For the Afghans, it was all too easy. "Oh no, I'm not with the Taliban," one of the surrendering soldiers told us with a sly smile. "I'm with the Northern Alliance." Abdul Bashir had just left the besieged city where he had been holed up alongside thousands of foreign volunteers fighting on his side. "If we are asked to go and fight against the foreigners, we will," he said yesterday. Many of the surrendering Taliban hanging on to the tops of Russian trucks had already swapped their black turbans for the Alliance's pakoul caps, before they even crossed the front line.

This is how wars are won and lost in Afghanistan, through defections and changing sides, not through pitched battles. The Afghan Taliban we saw surrendering east of Kunduz yesterday were allowed to keep their guns, and drive into the nearby Alliance-held city of Taloqan. But as far as Afghans are concerned, the Taliban are not the enemy any more, the foreigners are. Few foreign fighters were expected to surr- ender. Under the terms of a peace deal agreed by General Dostum and Mullah Mohammed Fazil, leader of the Taliban forces in Kunduz, Afghan Taliban who surrender will be guaranteed safe passage home. But the foreigners will be taken prisoner.

There were signs of a growing split between Gen Dostum and the rest of the Northern Alliance yesterday as an Alliance leader accused Gen Dostum of allowing the foreigners to leave.

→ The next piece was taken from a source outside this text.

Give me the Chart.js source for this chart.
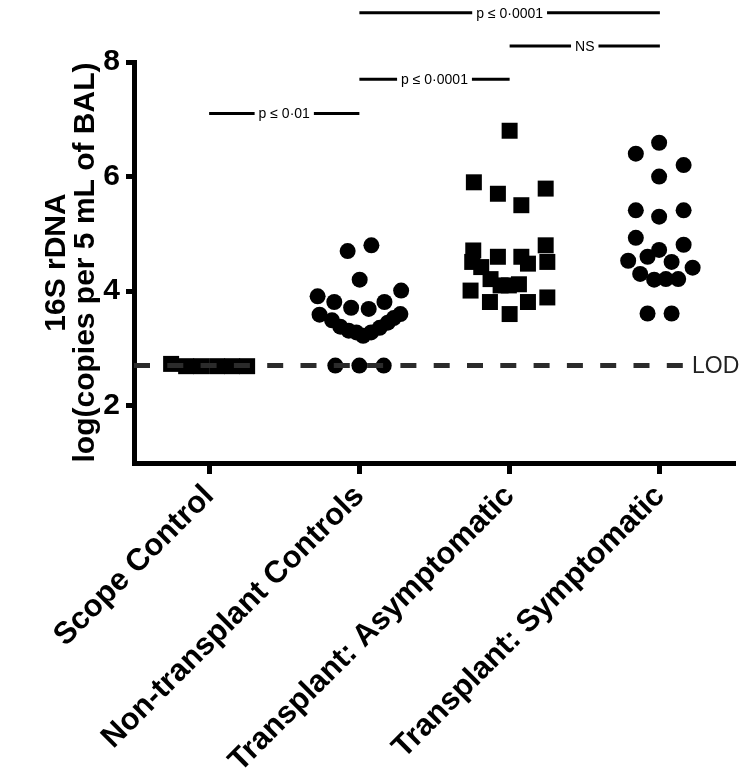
<!DOCTYPE html>
<html>
<head>
<meta charset="utf-8">
<script src="https://cdn.jsdelivr.net/npm/chart.js@4.4.0/dist/chart.umd.min.js"></script>
<style>
html,body{margin:0;padding:0;background:#fff;}
#wrap{width:748px;height:776px;position:relative;}
</style>
</head>
<body>
<div id="wrap"><canvas id="c"></canvas></div>
<script>
// ---- data ----
const categories = ['Scope Control', 'Non-transplant Controls', 'Transplant: Asymptomatic', 'Transplant: Symptomatic'];
const yTickValues = [2, 4, 6, 8];
const yMin = 1, yMax = 8;

const scopeValues = [2.73, 2.69, 2.69, 2.69, 2.69, 2.69];
const scopeJitter = [-0.253, -0.153, -0.053, 0.053, 0.153, 0.253];

const nonTxValues = [4.70, 4.80, 4.20, 3.91, 4.01, 3.81, 3.81, 3.71, 3.69, 3.59, 3.60, 3.49, 3.38, 3.31, 3.28, 3.22, 3.28, 3.36, 3.45, 3.53, 2.70, 2.70, 2.70];
const nonTxJitter = [-0.078, 0.080, 0.002, -0.278, 0.278, -0.167, 0.167, -0.055, 0.062, -0.265, 0.273, -0.182, -0.127, -0.071, -0.020, 0.025, 0.078, 0.135, 0.189, 0.229, -0.160, 0.000, 0.162];

const asympValues = [6.80, 5.90, 5.70, 5.79, 5.50, 4.71, 4.80, 4.60, 4.60, 4.51, 4.42, 4.48, 4.51, 4.21, 4.10, 4.10, 4.12, 4.01, 3.81, 3.81, 3.60, 3.89];
const asympJitter = [0.000, -0.238, -0.078, 0.240, 0.078, -0.242, 0.240, -0.078, 0.078, -0.249, -0.189, 0.122, 0.251, -0.127, -0.060, -0.005, 0.062, -0.260, -0.131, 0.122, 0.000, 0.251];

const sympValues = [6.59, 6.40, 6.20, 6.00, 5.41, 5.41, 5.30, 4.93, 4.81, 4.72, 4.60, 4.53, 4.51, 4.41, 4.30, 4.20, 4.21, 4.21, 3.61, 3.61];
const sympJitter = [-0.005, -0.160, 0.158, -0.005, -0.160, 0.158, -0.005, -0.160, 0.158, -0.005, -0.082, -0.211, 0.078, 0.218, -0.131, -0.038, 0.040, 0.122, -0.082, 0.078];

const lodValue = 2.7;
const lodLabel = 'LOD';

const sigFrom  = [0, 1, 2, 1];
const sigTo    = [1, 2, 3, 3];
const sigLevel = [7.10, 7.70, 8.28, 8.86];
const sigText  = ['p ≤ 0·01', 'p ≤ 0·0001', 'NS', 'p ≤ 0·0001'];

const yTitle = ['16S rDNA', 'log(copies per 5 mL of BAL)'];

// ---- build ----
const FONT = '"Liberation Sans", Arial, Helvetica, sans-serif';
function pts(idx, vals, jit) { return vals.map((v, i) => ({ x: idx + jit[i], y: v })); }

const groups = [
  { vals: scopeValues, jit: scopeJitter, style: 'rect' },
  { vals: nonTxValues, jit: nonTxJitter, style: 'circle' },
  { vals: asympValues, jit: asympJitter, style: 'rect' },
  { vals: sympValues, jit: sympJitter, style: 'circle' }
];

const datasets = groups.map((g, i) => ({
  label: categories[i],
  data: pts(i, g.vals, g.jit),
  pointStyle: g.style,
  pointRadius: g.style === 'rect' ? 11.3 : 8,
  pointBackgroundColor: '#000',
  pointBorderWidth: 0,
  showLine: false
}));

const overlay = {
  id: 'overlay',
  afterDatasetsDraw(chart) {
    const { ctx, chartArea, scales: { y } } = chart;
    const py = y.getPixelForValue(lodValue);
    ctx.save();
    ctx.strokeStyle = '#2b2b2b';
    ctx.lineWidth = 5;
    ctx.setLineDash([16, 17.3]);
    ctx.beginPath();
    ctx.moveTo(chartArea.left, py);
    ctx.lineTo(chartArea.right - 52, py);
    ctx.stroke();
    ctx.setLineDash([]);
    ctx.fillStyle = '#222';
    ctx.font = '23px ' + FONT;
    ctx.textAlign = 'left';
    ctx.textBaseline = 'middle';
    ctx.fillText(lodLabel, chartArea.right - 43, py + 1);
    ctx.restore();
  },
  afterDraw(chart) {
    const { ctx, scales: { x, y } } = chart;
    ctx.save();
    ctx.font = '14px ' + FONT;
    ctx.textAlign = 'center';
    ctx.textBaseline = 'middle';
    ctx.fillStyle = '#000';
    ctx.strokeStyle = '#000';
    ctx.lineWidth = 3;
    for (let i = 0; i < sigText.length; i++) {
      const x1 = x.getPixelForValue(sigFrom[i]);
      const x2 = x.getPixelForValue(sigTo[i]);
      const py = y.getPixelForValue(sigLevel[i]);
      const mid = (x1 + x2) / 2;
      const w = ctx.measureText(sigText[i]).width;
      ctx.beginPath();
      ctx.moveTo(x1, py); ctx.lineTo(mid - w / 2 - 4, py);
      ctx.moveTo(mid + w / 2 + 4, py); ctx.lineTo(x2, py);
      ctx.stroke();
      ctx.fillText(sigText[i], mid, py + 1);
    }
    ctx.restore();
  }
};

new Chart(document.getElementById('c'), {
  type: 'scatter',
  data: { datasets },
  options: {
    responsive: true,
    maintainAspectRatio: false,
    animation: false,
    devicePixelRatio: 1,
    layout: { padding: { left: 0, top: 62, right: 13, bottom: 0 } },
    plugins: { legend: { display: false }, tooltip: { enabled: false } },
    scales: {
      x: {
        type: 'linear',
        min: -0.5,
        max: 3.5,
        afterBuildTicks: s => { s.ticks = categories.map((c, i) => ({ value: i })); },
        afterFit: s => { s.height = 313; },
        grid: { display: true, drawOnChartArea: false, drawTicks: true, tickLength: 11, tickWidth: 5, tickColor: '#000' },
        border: { display: true, width: 5, color: '#000' },
        ticks: {
          autoSkip: false,
          minRotation: 45,
          maxRotation: 45,
          color: '#000',
          padding: 4,
          font: { family: FONT, size: 31, weight: 'bold' },
          callback: v => categories[v] !== undefined ? categories[v] : ''
        }
      },
      y: {
        type: 'linear',
        min: yMin,
        max: yMax,
        afterBuildTicks: s => { s.ticks = yTickValues.map(v => ({ value: v })); },
        afterFit: s => { s.width = 134; },
        grid: { display: true, drawOnChartArea: false, drawTicks: true, tickLength: 8, tickWidth: 5, tickColor: '#000' },
        border: { display: true, width: 5, color: '#000' },
        ticks: {
          color: '#000',
          padding: 6,
          font: { family: FONT, size: 30, weight: 'bold' }
        },
        title: {
          display: true,
          text: yTitle,
          color: '#000',
          font: { family: FONT, size: 30, weight: 'bold', lineHeight: 0.97 },
          padding: { top: 42, bottom: 0 }
        }
      }
    }
  },
  plugins: [overlay]
});
</script>
</body>
</html>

Donald Rumsfeld, the US Defense Secretary, has said he would rather they were killed than be allowed to escape. But Gen Dostum and his allies said the surrendering foreign fighters were being held. "We will jail them, and treat them as human beings, in accordance with Islamic Sharia law," Mohammed Muhaqik, the leader of the Shia Hazara faction fighting alongside Gen Dostum, said. "If there are requests from the US or the UN or their home countries, we will hand them over," he said.

Many fear their fate could be worse. Alliance soldiers have been boasting of how they will kill the foreigners. There was no word yesterday on what had become of the thousands of other foreigners the Alliance claimed were in Kunduz, around 1,000 of them allegedly members of Osama bin Laden's al-Qa'ida network.

Pakistan's ruler, General Pervez Musharraf, has been begging for a solution that will prevent the slaughter of Pakistani nationals believed to be trapped inside Kunduz. There are continuing allegations that Pakistani military jets have been landing in Kunduz airport and ferrying Pakistani nationals out of the besiged city. It has been alleged they could be rescuing Pakistani military advisers to the Taliban. Refugees fleeing Kunduz have confirmed that planes have been landing in Kunduz.